‘I do not make void the grace of God. For if righteousness is through the Law then Christ is dead in vain.'

The suggestion from this verse is that others do make void the grace of God, for they insist that righteousness comes through the (impossible) strict observance of the Law and obedience to the covenant. It may even be that some had said that Paul made void the grace of God because he rejected the Law and covenant so graciously given. But, he says, it is not he who makes void the grace of God, it is they.

For God's grace, God's free unmerited goodness and favour, revealed in action in the giving of Christ, and through Him of His Spirit, is upheld and glorified through Paul's teaching, for in it Christ is all. But in their teaching He is diminished and His death is in vain, for in their case it is the righteousness that they seek through the Law is what finally matters, the righteousness that they can never achieve. That is their be all and end all. They do not see their salvation as being as a result of the activity of God, but as arising out of their own activity. They are failing to rest on the grace of God. And yet it is available to no one in their way, for none can fully keep the Law. However hard they strive they will never achieve it, and thus they will die, and Christ's death will have been in vain. Indeed they no longer leave any reason for Christ to die. For if the main basis of salvation is their own righteousness attained by keeping the Law, then the old sacrifices would be sufficient. That would then be to make Christ's sacrifice unnecessary. It is clear therefore clear that faith in Christ alone, and in His saving work alone, is our only hope, and is the only way by which we can magnify the grace of God. It is by saying ‘God has done all'. All I have done is let it happen to me, and even that I could do nothing about. I have responded because I had to. I have heard because He has spoken (John 10:27).
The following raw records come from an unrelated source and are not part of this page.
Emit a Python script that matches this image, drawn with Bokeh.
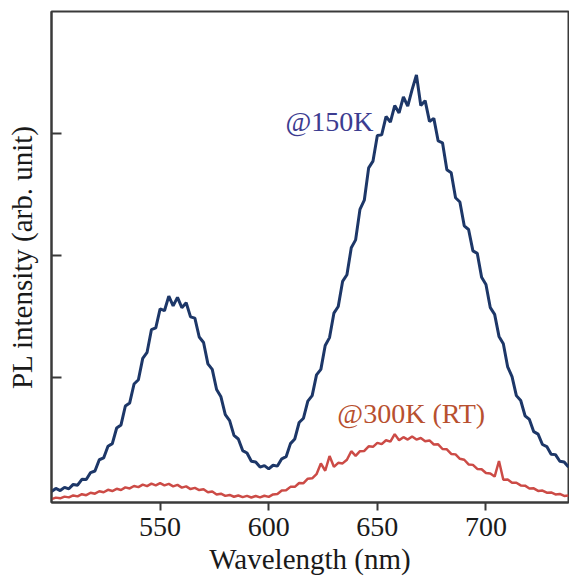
from bokeh.plotting import figure
from bokeh.models import FixedTicker, Range1d
from bokeh.core.properties import value
from bokeh.embed import file_html
from bokeh.resources import INLINE

wavelength = list(range(500, 740, 2))

pl_150k = [70, 95, 78, 104, 92, 128, 122, 170, 168, 225,
           238, 330, 345, 440, 462, 590, 615, 770, 795, 950,
           985, 1160, 1210, 1395, 1410, 1565, 1550, 1670, 1590, 1660,
           1575, 1615, 1500, 1490, 1335, 1290, 1115, 1070, 905, 845,
           700, 650, 530, 500, 405, 385, 318, 312, 270, 282,
           255, 285, 278, 338, 355, 462, 500, 635, 670, 810,
           855, 1025, 1070, 1265, 1330, 1530, 1585, 1790, 1845, 2065,
           2130, 2380, 2455, 2720, 2775, 2985, 2990, 3140, 3095, 3230,
           3170, 3300, 3225, 3360, 3480, 3230, 3270, 3100, 3125, 2940,
           2925, 2705, 2680, 2475, 2440, 2245, 2215, 2040, 2020, 1825,
           1765, 1575, 1520, 1340, 1280, 1090, 1010, 855, 815, 690,
           660, 560, 540, 455, 438, 375, 372, 318, 312, 270]

pl_300k = [8, 20, 14, 28, 22, 38, 30, 48, 40, 60,
           52, 72, 64, 84, 74, 92, 82, 104, 95, 115,
           106, 126, 114, 134, 120, 138, 120, 132, 112, 124,
           102, 112, 90, 100, 82, 88, 64, 70, 46, 52,
           34, 42, 27, 37, 24, 34, 21, 33, 22, 35,
           26, 46, 50, 78, 80, 108, 108, 140, 138, 175,
           178, 212, 300, 240, 360, 272, 305, 300, 330, 400,
           362, 400, 402, 440, 436, 468, 458, 490, 478, 540,
           490, 515, 495, 520, 495, 508, 482, 488, 455, 456,
           418, 415, 378, 374, 338, 330, 292, 288, 255, 252,
           222, 218, 192, 320, 166, 168, 142, 142, 120, 118,
           95, 96, 75, 78, 60, 62, 46, 50, 34, 38]

x_ticks = [550, 600, 650, 700]
y_ticks = [1000, 2000, 3000]

label_150k = "@150K"
label_300k = "@300K (RT)"

SERIF = "Liberation Serif"

p = figure(width=569, height=582, output_backend="svg", toolbar_location=None,
           x_range=Range1d(500, 738), y_range=Range1d(-20, 4000),
           min_border_left=51, min_border_right=1, min_border_top=11, min_border_bottom=80)

p.background_fill_color = "white"
p.border_fill_color = "white"
p.grid.visible = False
p.outline_line_color = "#3a3a3a"
p.outline_line_width = 2

p.line(wavelength, pl_150k, line_color="#1d3768", line_width=3)
p.line(wavelength, pl_300k, line_color="#cc4b46", line_width=2.5)

p.text(x=[607.7], y=[3100], text=[label_150k], text_font=value(SERIF),
       text_font_size="28px", text_color="#3c3c90", text_align="left",
       text_baseline="middle")
p.text(x=[631.6], y=[710], text=[label_300k], text_font=value(SERIF),
       text_font_size="28px", text_color="#b8502f", text_align="left",
       text_baseline="middle")

xa = p.xaxis[0]
xa.ticker = FixedTicker(ticks=x_ticks)
xa.axis_line_color = "#3a3a3a"
xa.axis_line_width = 2
xa.major_tick_in = 0
xa.major_tick_out = 8
xa.major_tick_line_width = 2
xa.major_tick_line_color = "#3a3a3a"
xa.minor_tick_line_color = None
xa.major_label_text_font = SERIF
xa.major_label_text_font_size = "28px"
xa.major_label_text_color = "#1a1a1a"
xa.major_label_standoff = 7
xa.axis_label = "Wavelength (nm)"
xa.axis_label_text_font = SERIF
xa.axis_label_text_font_size = "29px"
xa.axis_label_text_font_style = "normal"
xa.axis_label_text_color = "#1a1a1a"
xa.axis_label_standoff = 4

ya = p.yaxis[0]
ya.ticker = FixedTicker(ticks=y_ticks)
ya.axis_line_color = "#3a3a3a"
ya.axis_line_width = 2
ya.major_tick_in = 10
ya.major_tick_out = 0
ya.major_tick_line_width = 2
ya.major_tick_line_color = "#3a3a3a"
ya.minor_tick_line_color = None
ya.major_label_overrides = {t: "" for t in y_ticks}
ya.major_label_standoff = 0
ya.axis_label = "PL intensity (arb. unit)"
ya.axis_label_text_font = SERIF
ya.axis_label_text_font_size = "29px"
ya.axis_label_text_font_style = "normal"
ya.axis_label_text_color = "#1a1a1a"
ya.axis_label_standoff = 14

open("out.html", "w").write(file_html(p, INLINE))
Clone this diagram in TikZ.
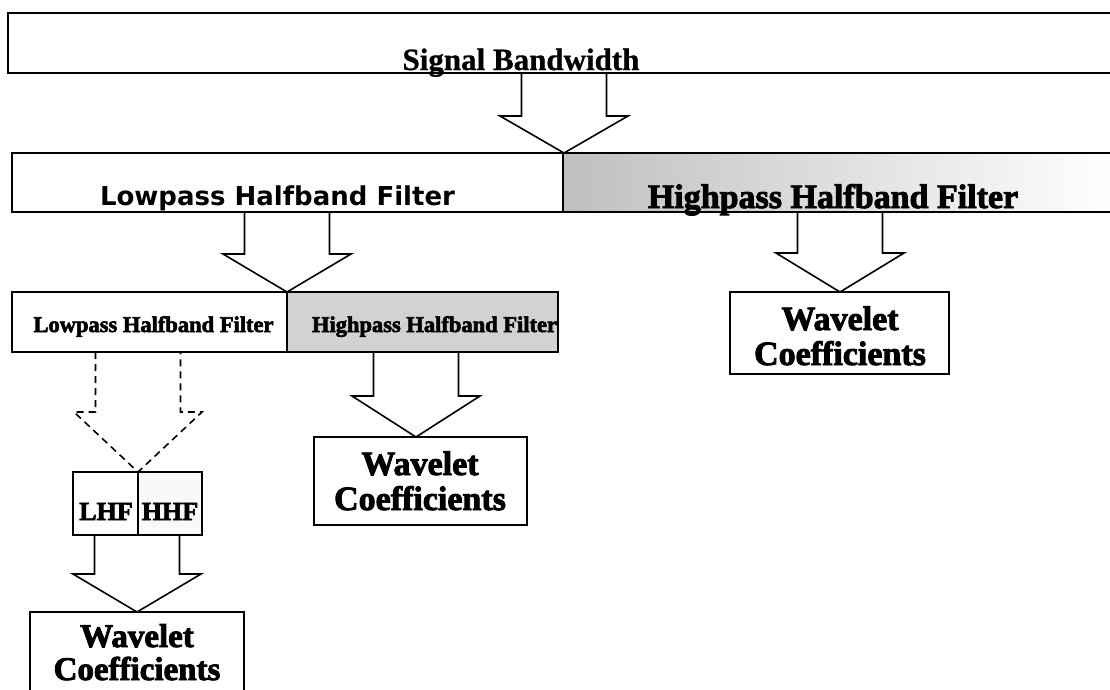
\documentclass[tikz,border=0pt]{standalone}
\usepackage{fontspec}
\setmainfont{Liberation Serif}
\newfontfamily\sansb{DejaVu Sans}
\newfontfamily\heavy{Liberation Serif Bold}[FakeBold=2.6]
\newfontfamily\semiheavy{Liberation Serif Bold}[FakeBold=0.8]
\usetikzlibrary{calc}
\tikzset{
  box/.style={draw, line width=2pt, inner sep=0pt, outer sep=0pt, anchor=north west},
  blk/.style={draw, line width=1.6pt, line join=miter},
  lbl/.style={inner sep=0pt, anchor=base},
}
\newcommand\fsz[1]{\fontsize{#1}{#1}\selectfont}
% block arrow: [style]{source node}{tip coordinate}{head height}
\newcommand\barrow[4][]{%
  \draw[blk,#1] let \p1=(#3), \p2=(#2.south) in
   (\x1-42.5pt,\y2) -- (\x1-42.5pt,\y1+#4) -- (\x1-64pt,\y1+#4) -- (\x1,\y1)
   -- (\x1+64pt,\y1+#4) -- (\x1+42.5pt,\y1+#4) -- (\x1+42.5pt,\y2);}
\begin{document}
\begin{tikzpicture}[x=1pt,y=-1pt]
\useasboundingbox (0,0) rectangle (1110,689);
\clip (0,0) rectangle (1110,689);
\fill[white] (0,0) rectangle (1110,689);

% boxes
\node[box, minimum width=1110, minimum height=60] (sig) at (8,13) {};
\node[box, minimum width=551, minimum height=59] (low2) at (12,153) {};
\node[box, minimum width=555, minimum height=59, left color=gray!50, middle color=gray!22, right color=white] (hi2) at (563,153) {};
\node[box, minimum width=275, minimum height=60] (low3) at (12,292) {};
\node[box, minimum width=271, minimum height=60, fill=gray!35] (hi3) at (287,292) {};
\node[box, minimum width=219, minimum height=82] (wc1) at (730,292) {};
\node[box, minimum width=213, minimum height=88] (wc2) at (314,437) {};
\node[box, minimum width=65, minimum height=63] (lhf) at (73,472) {};
\node[box, minimum width=64, minimum height=63, fill=gray!5] (hhf) at (138,472) {};
\node[box, minimum width=214, minimum height=90] (wc3) at (30,612) {};

% labels
\node[lbl, font=\semiheavy\fsz{31}] (tsig) at (521,70) {Signal Bandwidth};
\node[lbl, font=\sansb\bfseries\fsz{26}] (tlow2) at (277.5,205) {Lowpass Halfband Filter};
\node[lbl, font=\heavy\fsz{34}] (thi2) at (833,208) {Highpass Halfband Filter};
\node[lbl, font=\heavy\fsz{22.5}] (tlow3) at (153.5,332) {Lowpass Halfband Filter};
\node[lbl, font=\heavy\fsz{22.5}] (thi3) at (434.5,332) {Highpass Halfband Filter};
\node[lbl, font=\heavy\fsz{26}] (tlhf) at (106,520) {LHF};
\node[lbl, font=\heavy\fsz{26}] (thhf) at (170,520) {HHF};
\node[lbl, font=\heavy\fsz{34}] (w1a) at (840,330) {Wavelet};
\node[lbl, font=\heavy\fsz{34}] (w1b) at (840,365) {Coefficients};
\node[lbl, font=\heavy\fsz{34}] (w2a) at (420,475) {Wavelet};
\node[lbl, font=\heavy\fsz{34}] (w2b) at (420,510) {Coefficients};
\node[lbl, font=\heavy\fsz{33}] (w3a) at (137,647) {Wavelet};
\node[lbl, font=\heavy\fsz{33}] (w3b) at (137,680) {Coefficients};

% arrow tips
\coordinate (tp1) at (564,153);
\coordinate (tp2) at (287,292);
\coordinate (tp3) at (840,292);
\coordinate (tp4) at (416,437);
\coordinate (tp5) at (138,472);
\coordinate (tp6) at (137,612);

\barrow{sig}{tp1}{37pt}
\barrow{low2}{tp2}{38pt}
\barrow{hi2}{tp3}{39pt}
\barrow{hi3}{tp4}{41pt}
\barrow[dash pattern=on 7pt off 5pt]{low3}{tp5}{60pt}
\barrow{lhf}{tp6}{38pt}
\end{tikzpicture}
\end{document}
In finishing this section we must draw attention to one fact. What Paul is against here is not the Law, but the Law looked on as a means of salvation, as a means of maintaining a covenant relationship with God. Elsewhere he says ‘the Law is holy, and the commandment holy, and just and good' (Romans 7:12). As a pattern, especially as revealed in Jesus Christ, it is without compare. But his point is that as a way of salvation its standards are too good. It is beyond us. If it is seen as the means of our salvation it can only destroy us.
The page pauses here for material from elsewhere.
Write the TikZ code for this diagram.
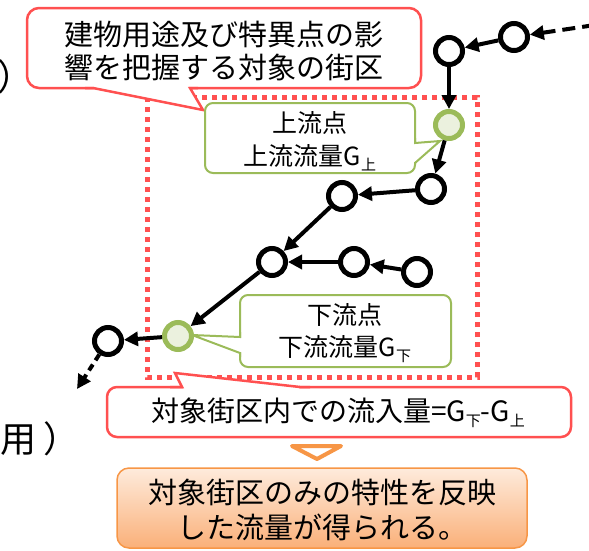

But once we have been crucified with Christ and have died to the Law, we will begin to fulfil it from glad hearts because we will allow that greatest of all Law-keepers, the One Who alone kept it to the full, to live through us His glorious life of obedience. But always we must remember that our salvation is through His grace and His power, brought home to us when we came to the cross, and continually at work within us as we allow the crucified and risen One to live through us (Philippians 2:13). Never must we think that it results from our keeping of the Law, because we will never, and in this life never can, do that satisfactorily.